╭──
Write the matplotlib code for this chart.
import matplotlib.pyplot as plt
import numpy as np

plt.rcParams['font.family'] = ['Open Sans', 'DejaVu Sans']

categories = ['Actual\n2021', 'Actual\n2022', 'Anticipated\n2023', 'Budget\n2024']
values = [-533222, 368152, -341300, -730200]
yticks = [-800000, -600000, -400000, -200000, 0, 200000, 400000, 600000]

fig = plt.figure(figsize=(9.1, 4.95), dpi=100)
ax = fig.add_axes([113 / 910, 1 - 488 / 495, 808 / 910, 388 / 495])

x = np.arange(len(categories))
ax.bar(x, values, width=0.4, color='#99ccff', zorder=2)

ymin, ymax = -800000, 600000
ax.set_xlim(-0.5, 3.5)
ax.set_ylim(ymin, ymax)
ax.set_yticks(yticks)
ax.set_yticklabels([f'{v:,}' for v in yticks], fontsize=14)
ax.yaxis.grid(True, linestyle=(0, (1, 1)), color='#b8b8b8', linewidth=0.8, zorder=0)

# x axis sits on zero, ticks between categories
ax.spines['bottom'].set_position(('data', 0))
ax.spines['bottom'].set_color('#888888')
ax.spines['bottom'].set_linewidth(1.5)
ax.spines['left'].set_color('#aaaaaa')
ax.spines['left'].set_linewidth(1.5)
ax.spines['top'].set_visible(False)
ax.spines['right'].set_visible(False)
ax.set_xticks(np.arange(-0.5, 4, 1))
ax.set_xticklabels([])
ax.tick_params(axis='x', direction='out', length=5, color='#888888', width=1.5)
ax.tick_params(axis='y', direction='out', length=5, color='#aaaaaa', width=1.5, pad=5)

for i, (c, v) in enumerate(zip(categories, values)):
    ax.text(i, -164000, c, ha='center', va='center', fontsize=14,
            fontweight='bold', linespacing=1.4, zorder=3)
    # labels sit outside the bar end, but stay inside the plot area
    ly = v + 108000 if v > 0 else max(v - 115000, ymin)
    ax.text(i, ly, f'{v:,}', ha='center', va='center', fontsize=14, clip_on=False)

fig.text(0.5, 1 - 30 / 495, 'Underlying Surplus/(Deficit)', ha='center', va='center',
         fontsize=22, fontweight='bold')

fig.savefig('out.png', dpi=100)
╰──
Problem statement.
Reproduce the material verbatim, line by line.

Result of the task.
Write the matplotlib code for this chart.
import matplotlib.pyplot as plt
import numpy as np

plt.rcParams['font.family'] = ['Open Sans', 'DejaVu Sans']

categories = ['Actual\n2021', 'Actual\n2022', 'Anticipated\n2023', 'Budget\n2024']
values = [-533222, 368152, -341300, -730200]
yticks = [-800000, -600000, -400000, -200000, 0, 200000, 400000, 600000]

fig = plt.figure(figsize=(9.1, 4.95), dpi=100)
ax = fig.add_axes([113 / 910, 1 - 488 / 495, 808 / 910, 388 / 495])

x = np.arange(len(categories))
ax.bar(x, values, width=0.4, color='#99ccff', zorder=2)

ymin, ymax = -800000, 600000
ax.set_xlim(-0.5, 3.5)
ax.set_ylim(ymin, ymax)
ax.set_yticks(yticks)
ax.set_yticklabels([f'{v:,}' for v in yticks], fontsize=14)
ax.yaxis.grid(True, linestyle=(0, (1, 1)), color='#b8b8b8', linewidth=0.8, zorder=0)

# x axis sits on zero, ticks between categories
ax.spines['bottom'].set_position(('data', 0))
ax.spines['bottom'].set_color('#888888')
ax.spines['bottom'].set_linewidth(1.5)
ax.spines['left'].set_color('#aaaaaa')
ax.spines['left'].set_linewidth(1.5)
ax.spines['top'].set_visible(False)
ax.spines['right'].set_visible(False)
ax.set_xticks(np.arange(-0.5, 4, 1))
ax.set_xticklabels([])
ax.tick_params(axis='x', direction='out', length=5, color='#888888', width=1.5)
ax.tick_params(axis='y', direction='out', length=5, color='#aaaaaa', width=1.5, pad=5)

for i, (c, v) in enumerate(zip(categories, values)):
    ax.text(i, -164000, c, ha='center', va='center', fontsize=14,
            fontweight='bold', linespacing=1.4, zorder=3)
    # labels sit outside the bar end, but stay inside the plot area
    ly = v + 108000 if v > 0 else max(v - 115000, ymin)
    ax.text(i, ly, f'{v:,}', ha='center', va='center', fontsize=14, clip_on=False)

fig.text(0.5, 1 - 30 / 495, 'Underlying Surplus/(Deficit)', ha='center', va='center',
         fontsize=22, fontweight='bold')

fig.savefig('out.png', dpi=100)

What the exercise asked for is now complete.